### PROBLEM DETAILS:
Your task is to retype, word for word, the lines from the start of the data through the line holding "20250, 20350, 20650, 20450, 20950, 20950, 21100, 20950]". Do not include the pictures.

### DATASET EXCERPT:
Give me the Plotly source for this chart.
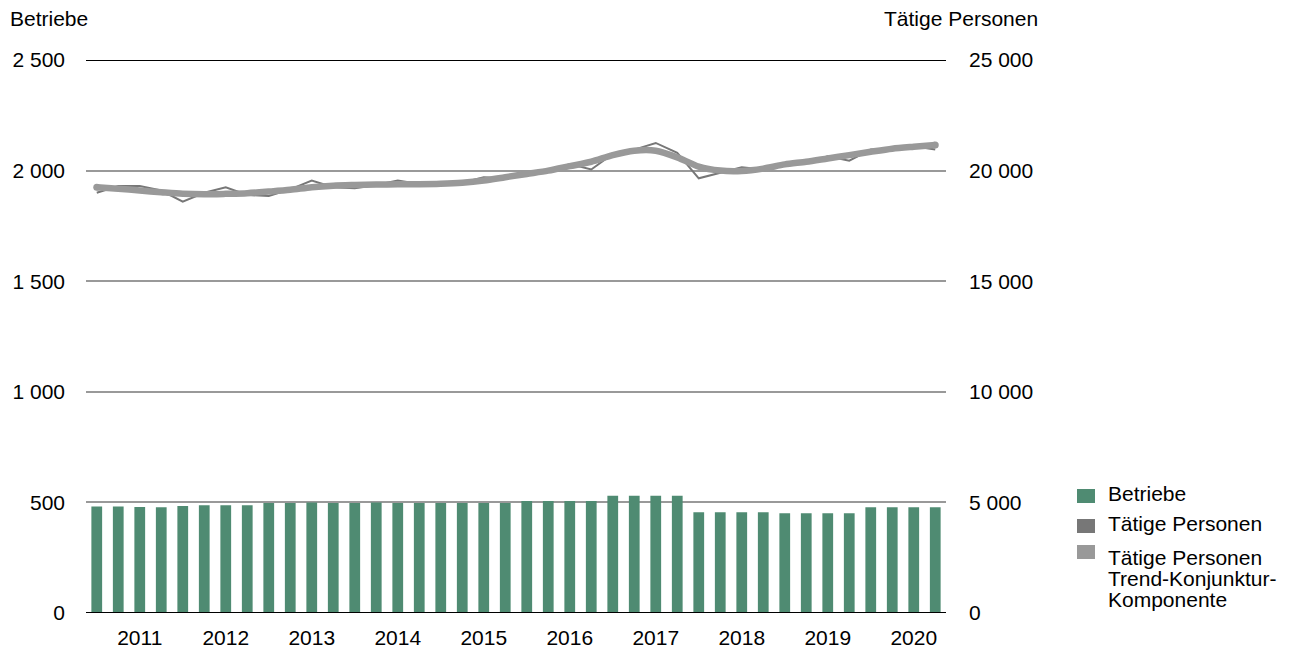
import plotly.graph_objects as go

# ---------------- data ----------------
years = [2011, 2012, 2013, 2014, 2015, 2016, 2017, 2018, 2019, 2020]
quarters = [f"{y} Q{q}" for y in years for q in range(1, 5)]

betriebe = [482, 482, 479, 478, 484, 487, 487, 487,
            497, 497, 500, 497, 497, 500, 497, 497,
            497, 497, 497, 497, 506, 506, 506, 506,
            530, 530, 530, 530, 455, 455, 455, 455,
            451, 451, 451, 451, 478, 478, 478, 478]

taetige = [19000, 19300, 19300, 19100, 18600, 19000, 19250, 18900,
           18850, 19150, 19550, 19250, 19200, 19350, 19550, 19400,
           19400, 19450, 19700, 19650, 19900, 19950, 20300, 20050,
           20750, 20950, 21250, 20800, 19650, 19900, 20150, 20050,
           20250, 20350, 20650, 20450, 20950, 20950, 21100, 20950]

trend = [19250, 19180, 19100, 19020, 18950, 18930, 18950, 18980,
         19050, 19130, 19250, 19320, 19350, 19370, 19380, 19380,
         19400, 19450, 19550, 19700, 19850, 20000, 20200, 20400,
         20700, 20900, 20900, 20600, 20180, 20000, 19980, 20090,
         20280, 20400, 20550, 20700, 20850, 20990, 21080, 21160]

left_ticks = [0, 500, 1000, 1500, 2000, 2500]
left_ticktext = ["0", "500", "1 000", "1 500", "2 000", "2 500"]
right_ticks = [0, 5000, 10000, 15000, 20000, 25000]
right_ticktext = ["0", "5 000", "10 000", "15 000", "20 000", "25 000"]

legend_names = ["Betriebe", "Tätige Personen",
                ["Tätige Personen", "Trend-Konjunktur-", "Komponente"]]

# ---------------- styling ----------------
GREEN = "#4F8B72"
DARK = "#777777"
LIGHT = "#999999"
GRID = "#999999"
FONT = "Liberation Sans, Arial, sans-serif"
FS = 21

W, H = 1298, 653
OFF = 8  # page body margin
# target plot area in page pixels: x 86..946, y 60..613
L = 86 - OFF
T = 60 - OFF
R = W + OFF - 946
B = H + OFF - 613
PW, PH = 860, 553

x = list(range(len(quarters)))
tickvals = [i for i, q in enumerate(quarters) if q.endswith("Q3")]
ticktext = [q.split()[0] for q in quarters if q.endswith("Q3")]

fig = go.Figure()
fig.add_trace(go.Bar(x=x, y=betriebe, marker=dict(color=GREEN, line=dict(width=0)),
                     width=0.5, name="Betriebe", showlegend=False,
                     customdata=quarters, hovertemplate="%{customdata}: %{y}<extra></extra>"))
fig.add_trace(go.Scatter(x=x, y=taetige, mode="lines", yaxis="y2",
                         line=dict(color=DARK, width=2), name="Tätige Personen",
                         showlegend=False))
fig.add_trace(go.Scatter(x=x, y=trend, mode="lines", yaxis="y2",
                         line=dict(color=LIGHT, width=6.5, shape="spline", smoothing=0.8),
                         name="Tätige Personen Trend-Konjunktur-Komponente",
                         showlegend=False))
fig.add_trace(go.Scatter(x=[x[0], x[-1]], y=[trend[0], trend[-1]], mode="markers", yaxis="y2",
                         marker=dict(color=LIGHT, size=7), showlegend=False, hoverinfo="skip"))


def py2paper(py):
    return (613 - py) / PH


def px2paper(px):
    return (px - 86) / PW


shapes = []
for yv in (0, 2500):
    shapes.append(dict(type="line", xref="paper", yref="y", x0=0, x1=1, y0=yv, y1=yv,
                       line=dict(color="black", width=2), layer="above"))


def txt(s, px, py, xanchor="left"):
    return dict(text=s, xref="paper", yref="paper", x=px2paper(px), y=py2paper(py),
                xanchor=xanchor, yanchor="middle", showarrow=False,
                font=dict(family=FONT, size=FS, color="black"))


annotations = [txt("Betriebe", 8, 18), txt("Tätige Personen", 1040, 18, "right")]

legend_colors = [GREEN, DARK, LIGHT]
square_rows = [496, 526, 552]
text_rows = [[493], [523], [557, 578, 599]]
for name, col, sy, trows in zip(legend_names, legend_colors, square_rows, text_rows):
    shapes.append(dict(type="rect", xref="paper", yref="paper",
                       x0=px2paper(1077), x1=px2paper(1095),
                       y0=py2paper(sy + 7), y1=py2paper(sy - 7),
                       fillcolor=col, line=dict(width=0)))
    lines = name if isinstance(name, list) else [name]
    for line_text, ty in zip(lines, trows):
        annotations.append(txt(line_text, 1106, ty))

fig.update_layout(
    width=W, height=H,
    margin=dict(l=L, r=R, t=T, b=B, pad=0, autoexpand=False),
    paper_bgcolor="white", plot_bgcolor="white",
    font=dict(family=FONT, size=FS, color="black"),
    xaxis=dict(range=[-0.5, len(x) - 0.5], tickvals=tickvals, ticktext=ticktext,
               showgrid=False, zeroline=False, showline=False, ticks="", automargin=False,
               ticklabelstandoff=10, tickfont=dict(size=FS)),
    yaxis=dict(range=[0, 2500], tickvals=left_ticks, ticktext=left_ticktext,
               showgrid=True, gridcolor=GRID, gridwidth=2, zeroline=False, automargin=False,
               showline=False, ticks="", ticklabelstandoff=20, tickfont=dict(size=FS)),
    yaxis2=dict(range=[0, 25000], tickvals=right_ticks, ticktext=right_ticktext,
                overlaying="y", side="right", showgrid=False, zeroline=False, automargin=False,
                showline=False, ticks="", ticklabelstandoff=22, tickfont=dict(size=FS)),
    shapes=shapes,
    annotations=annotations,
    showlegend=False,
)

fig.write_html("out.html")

### EXERCISE ANSWER:
Give me the Plotly source for this chart.
import plotly.graph_objects as go

# ---------------- data ----------------
years = [2011, 2012, 2013, 2014, 2015, 2016, 2017, 2018, 2019, 2020]
quarters = [f"{y} Q{q}" for y in years for q in range(1, 5)]

betriebe = [482, 482, 479, 478, 484, 487, 487, 487,
            497, 497, 500, 497, 497, 500, 497, 497,
            497, 497, 497, 497, 506, 506, 506, 506,
            530, 530, 530, 530, 455, 455, 455, 455,
            451, 451, 451, 451, 478, 478, 478, 478]

taetige = [19000, 19300, 19300, 19100, 18600, 19000, 19250, 18900,
           18850, 19150, 19550, 19250, 19200, 19350, 19550, 19400,
           19400, 19450, 19700, 19650, 19900, 19950, 20300, 20050,
           20750, 20950, 21250, 20800, 19650, 19900, 20150, 20050,
           20250, 20350, 20650, 20450, 20950, 20950, 21100, 20950]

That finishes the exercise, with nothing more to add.